▽

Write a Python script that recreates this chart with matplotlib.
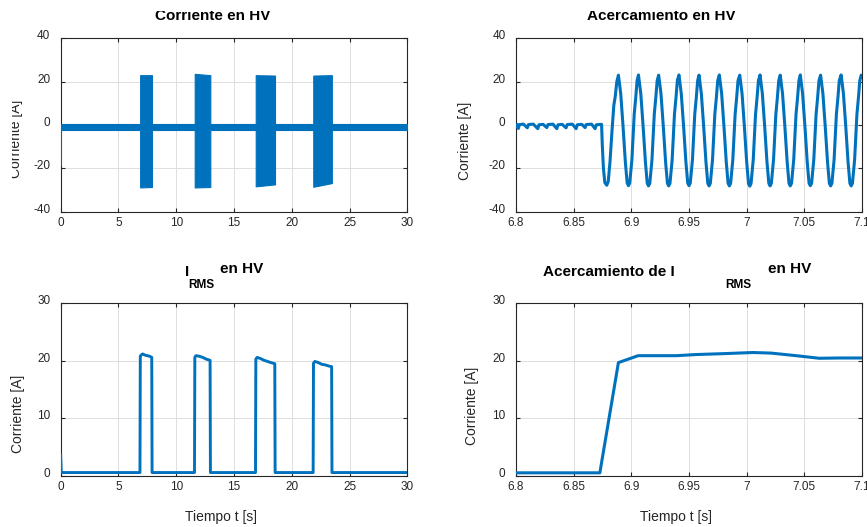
import matplotlib
matplotlib.use('Agg')
import matplotlib.pyplot as plt
import matplotlib.transforms as mtransforms
import numpy as np

plt.rcParams['font.family'] = ['Liberation Sans', 'DejaVu Sans']
plt.rcParams['axes.unicode_minus'] = False

# ── DATA ─────────────────────────────────────────────────────
# full record, current in HV (envelope: baseline band + 4 bursts)
base_t  = [0.0, 30.0]
base_hi = [0.5, 0.5]
base_lo = [-2.4, -2.4]
spike_t = [0.0, 0.0, 0.03]
spike_i = [-18.5, -0.5, -1.0]

burst_on     = [6.875, 11.60, 16.88, 21.86]
burst_off    = [7.90, 12.95, 18.55, 23.47]
burst_hi_on  = [23.0, 23.6, 23.0, 22.8]
burst_hi_off = [23.0, 23.0, 22.8, 23.0]
burst_lo_on  = [-28.8, -28.8, -28.3, -28.5]
burst_lo_off = [-28.6, -28.6, -27.4, -26.8]

# zoom 6.8 - 7.1 s
zoom_t = [6.8000, 6.8010, 6.8020, 6.8030, 6.8065, 6.8098, 6.8108, 6.8150, 6.8189, 6.8199,
          6.8235, 6.8267, 6.8277, 6.8320, 6.8354, 6.8364, 6.8400, 6.8434, 6.8444, 6.8488,
          6.8521, 6.8531, 6.8570, 6.8599, 6.8609, 6.8655, 6.8686, 6.8696, 6.8742,
          6.8748, 6.8758, 6.8770, 6.8787, 6.8800, 6.8815, 6.8832, 6.8848, 6.8860, 6.8874,
          6.8888, 6.8908, 6.8928, 6.8948, 6.8964, 6.8975, 6.8986, 6.9005, 6.9025, 6.9038, 6.9050,
          6.9062, 6.9082, 6.9102, 6.9122, 6.9138, 6.9149, 6.9160, 6.9179, 6.9199, 6.9212, 6.9224,
          6.9237, 6.9257, 6.9277, 6.9297, 6.9313, 6.9324, 6.9335, 6.9354, 6.9374, 6.9387, 6.9399,
          6.9413, 6.9433, 6.9453, 6.9473, 6.9489, 6.9500, 6.9511, 6.9530, 6.9550, 6.9563, 6.9575,
          6.9587, 6.9607, 6.9627, 6.9647, 6.9663, 6.9674, 6.9685, 6.9704, 6.9724, 6.9737, 6.9749,
          6.9763, 6.9783, 6.9803, 6.9823, 6.9839, 6.9850, 6.9861, 6.9880, 6.9900, 6.9913, 6.9925,
          6.9940, 6.9960, 6.9980, 7.0000, 7.0016, 7.0027, 7.0038, 7.0057, 7.0077, 7.0090, 7.0102,
          7.0116, 7.0136, 7.0156, 7.0176, 7.0192, 7.0203, 7.0214, 7.0233, 7.0253, 7.0266, 7.0278,
          7.0291, 7.0311, 7.0331, 7.0351, 7.0367, 7.0378, 7.0389, 7.0408, 7.0428, 7.0441, 7.0453,
          7.0465, 7.0485, 7.0505, 7.0525, 7.0541, 7.0552, 7.0563, 7.0582, 7.0602, 7.0615, 7.0627,
          7.0641, 7.0661, 7.0681, 7.0701, 7.0717, 7.0728, 7.0739, 7.0758, 7.0778, 7.0791, 7.0803,
          7.0819, 7.0839, 7.0859, 7.0879, 7.0895, 7.0906, 7.0917, 7.0936, 7.0956, 7.0969, 7.0981,
          7.0993, 7.1000]
zoom_i = [-0.6, 0.3, -1.6, 0.2, 0.4, -1.3, 0.2, 0.4, -1.7, 0.1,
          0.3, -1.2, 0.2, 0.4, -1.7, 0.1, 0.3, -1.3, 0.2, 0.4,
          -1.7, 0.1, 0.3, -1.2, 0.2, 0.4, -1.7, 0.1, 0.3,
          -9.0, -20.0, -26.5, -27.8, -26.0, -17.0, -3.0, 9.0, 13.0, 20.0,
          23.0, 14.5, -0.5, -17.0, -26.8, -28.0, -26.8, -16.0, 5.0, 12.5, 20.5,
          23.1, 14.5, -0.5, -17.0, -26.9, -28.1, -26.9, -16.0, 5.0, 12.5, 20.5,
          23.0, 14.5, -0.5, -17.0, -26.9, -28.1, -26.9, -16.0, 5.0, 12.5, 20.5,
          23.1, 14.5, -0.5, -17.0, -26.8, -28.0, -26.8, -16.0, 5.0, 12.5, 20.5,
          23.0, 14.5, -0.5, -17.0, -26.9, -28.1, -26.9, -16.0, 5.0, 12.5, 20.5,
          23.1, 14.5, -0.5, -17.0, -26.9, -28.1, -26.9, -16.0, 5.0, 12.5, 20.5,
          23.0, 14.5, -0.5, -17.0, -27.0, -28.2, -27.0, -16.0, 5.0, 12.5, 20.5,
          23.1, 14.5, -0.5, -17.0, -26.9, -28.1, -26.9, -16.0, 5.0, 12.5, 20.5,
          23.0, 14.5, -0.5, -17.0, -26.9, -28.1, -26.9, -16.0, 5.0, 12.5, 20.5,
          23.1, 14.5, -0.5, -17.0, -26.9, -28.0, -26.9, -16.0, 5.0, 12.5, 20.5,
          23.0, 14.5, -0.5, -17.0, -26.9, -28.1, -26.9, -16.0, 5.0, 12.5, 20.5,
          23.1, 14.5, -0.5, -17.0, -26.9, -28.1, -26.9, -16.0, 5.0, 12.5, 20.5,
          23.0, 22.2]

# RMS, full record
rms_t = [0.00, 0.05, 6.86, 6.89, 6.95, 7.10, 7.30, 7.50, 7.70, 7.88, 7.91,
         11.58, 11.61, 11.70, 12.00, 12.30, 12.60, 12.93, 12.96,
         16.86, 16.89, 17.00, 17.30, 17.60, 17.90, 18.20, 18.53, 18.56,
         21.85, 21.88, 22.00, 22.30, 22.60, 22.90, 23.20, 23.45, 23.48, 30.00]
rms_i = [3.6, 0.6, 0.6, 20.8, 21.0, 21.2, 21.0, 20.9, 20.8, 20.6, 0.6,
         0.6, 20.6, 20.9, 20.8, 20.6, 20.3, 20.1, 0.6,
         0.6, 20.3, 20.6, 20.4, 20.1, 19.9, 19.7, 19.5, 0.6,
         0.6, 19.6, 19.9, 19.7, 19.4, 19.3, 19.1, 19.0, 0.6, 0.6]

# RMS, zoom
rms_zoom_t = [6.8000, 6.8727, 6.8888, 6.9059, 6.9390, 6.9563, 6.9794, 7.0054,
              7.0212, 7.0429, 7.0630, 7.0804, 7.1000]
rms_zoom_i = [0.55, 0.55, 19.7, 20.9, 20.9, 21.1, 21.25, 21.45,
              21.35, 20.9, 20.45, 20.5, 20.5]

# ── STYLE ────────────────────────────────────────────────────
LINE   = '#0072BD'
AX_C   = '#262626'
GRID_C = '#dedede'
W, H = 867, 527

fig = plt.figure(figsize=(W / 100, H / 100), dpi=100)


def px_rect(l, t, r, b):
    return [l / W, 1 - b / H, (r - l) / W, (b - t) / H]


def style(ax, xlim, ylim, xticks, yticks, xticklabels):
    ax.set_xlim(xlim)
    ax.set_ylim(ylim)
    ax.set_xticks(xticks)
    ax.set_xticklabels(xticklabels)
    ax.set_yticks(yticks)
    ax.grid(True, color=GRID_C, linewidth=0.7)
    ax.set_axisbelow(True)
    for s in ax.spines.values():
        s.set_color(AX_C)
        s.set_linewidth(0.8)
    ax.tick_params(direction='in', top=True, right=True, length=3, width=0.8,
                   color=AX_C, labelcolor=AX_C, labelsize=8.5)
    ax.tick_params(axis='y', pad=7.5)
    ax.tick_params(axis='x', pad=3.8)
    # tick labels sit a little above their ticks in the original
    off = mtransforms.ScaledTranslation(0, 3.5 / 100, fig.dpi_scale_trans)
    for lab in ax.get_yticklabels():
        lab.set_transform(lab.get_transform() + off)


def ftext(x, y, s, clip_top=None, clip_left=None, **kw):
    t = fig.text(x / W, 1 - y / H, s, **kw)
    if clip_top is not None or clip_left is not None:
        x0 = (clip_left or 0) / W
        y1 = 1 - (clip_top or 0) / H
        t.set_clip_box(mtransforms.TransformedBbox(
            mtransforms.Bbox.from_extents(x0, 0, 1, y1), fig.transFigure))
        t.set_clip_on(True)
    return t


ax_tl = fig.add_axes(px_rect(60.7, 38.3, 407.3, 211.7))
ax_tr = fig.add_axes(px_rect(516.0, 38.3, 862.0, 211.7))
ax_bl = fig.add_axes(px_rect(60.7, 303.3, 407.3, 476.0))
ax_br = fig.add_axes(px_rect(516.0, 303.3, 862.0, 476.0))

# top left — full current
ax_tl.fill_between(base_t, base_lo, base_hi, color=LINE, linewidth=0.8, zorder=3)
ax_tl.plot(spike_t, spike_i, color=LINE, linewidth=1.6, zorder=3)
for k in range(len(burst_on)):
    ax_tl.fill_between([burst_on[k], burst_off[k]],
                       [burst_lo_on[k], burst_lo_off[k]],
                       [burst_hi_on[k], burst_hi_off[k]],
                       color=LINE, linewidth=0.8, zorder=3)
style(ax_tl, (0, 30), (-40, 40), range(0, 31, 5), range(-40, 41, 20),
      [str(v) for v in range(0, 31, 5)])

# top right — zoom
ax_tr.plot(zoom_t, zoom_i, color=LINE, linewidth=2.2, zorder=3)
zt = [6.8, 6.85, 6.9, 6.95, 7.0, 7.05, 7.1]
style(ax_tr, (6.8, 7.1), (-40, 40), zt, range(-40, 41, 20),
      ['6.8', '6.85', '6.9', '6.95', '7', '7.05', '7.1'])

# bottom left — RMS
ax_bl.plot(rms_t, rms_i, color=LINE, linewidth=2.1, zorder=3)
style(ax_bl, (0, 30), (0, 30), range(0, 31, 5), range(0, 31, 10),
      [str(v) for v in range(0, 31, 5)])

# bottom right — RMS zoom
ax_br.plot(rms_zoom_t, rms_zoom_i, color=LINE, linewidth=2.2, zorder=3)
style(ax_br, (6.8, 7.1), (0, 30), zt, range(0, 31, 10),
      ['6.8', '6.85', '6.9', '6.95', '7', '7.05', '7.1'])

# titles
tk = dict(fontsize=11, fontweight='bold', color='black', ha='left', va='baseline')
ftext(155, 19.5, 'Corriente en HV', clip_top=10.5, **tk)
ftext(587, 19.5, 'Acercamiento en HV', clip_top=10.5, **tk)
ftext(185, 275.7, 'I', **tk)
ftext(188, 287.7, 'RMS', fontsize=8.5, fontweight='bold', color='black',
      ha='left', va='baseline')
ftext(220, 273.3, 'en HV', **tk)
ftext(543, 275.7, 'Acercamiento de I', **tk)
ftext(725, 287.7, 'RMS', fontsize=8.5, fontweight='bold', color='black',
      ha='left', va='baseline')
ftext(768, 273.3, 'en HV', **tk)

# axis labels
lk = dict(fontsize=10, color=AX_C, rotation=90, ha='center', va='center')
ftext(15.7, 139, 'Corriente [A]', clip_left=12, **lk)
ftext(465.5, 141, 'Corriente [A]', **lk)
ftext(18.5, 414, 'Corriente [A]', **lk)
ftext(472.0, 406, 'Corriente [A]', **lk)
xk = dict(fontsize=10, color=AX_C, ha='center', va='baseline')
ftext(221, 520.5, 'Tiempo t [s]', **xk)
ftext(676, 520.5, 'Tiempo t [s]', **xk)

fig.savefig('out.png', dpi=100, facecolor='white')
plt.close(fig)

△

Give again exactly the lines running from the beginning of the material above through the line that contains "spike_i = [-18.5, -0.5, -1.0]", and leave out every picture.

Solution to this problem
Write a Python script that recreates this chart with matplotlib.
import matplotlib
matplotlib.use('Agg')
import matplotlib.pyplot as plt
import matplotlib.transforms as mtransforms
import numpy as np

plt.rcParams['font.family'] = ['Liberation Sans', 'DejaVu Sans']
plt.rcParams['axes.unicode_minus'] = False

# ── DATA ─────────────────────────────────────────────────────
# full record, current in HV (envelope: baseline band + 4 bursts)
base_t  = [0.0, 30.0]
base_hi = [0.5, 0.5]
base_lo = [-2.4, -2.4]
spike_t = [0.0, 0.0, 0.03]
spike_i = [-18.5, -0.5, -1.0]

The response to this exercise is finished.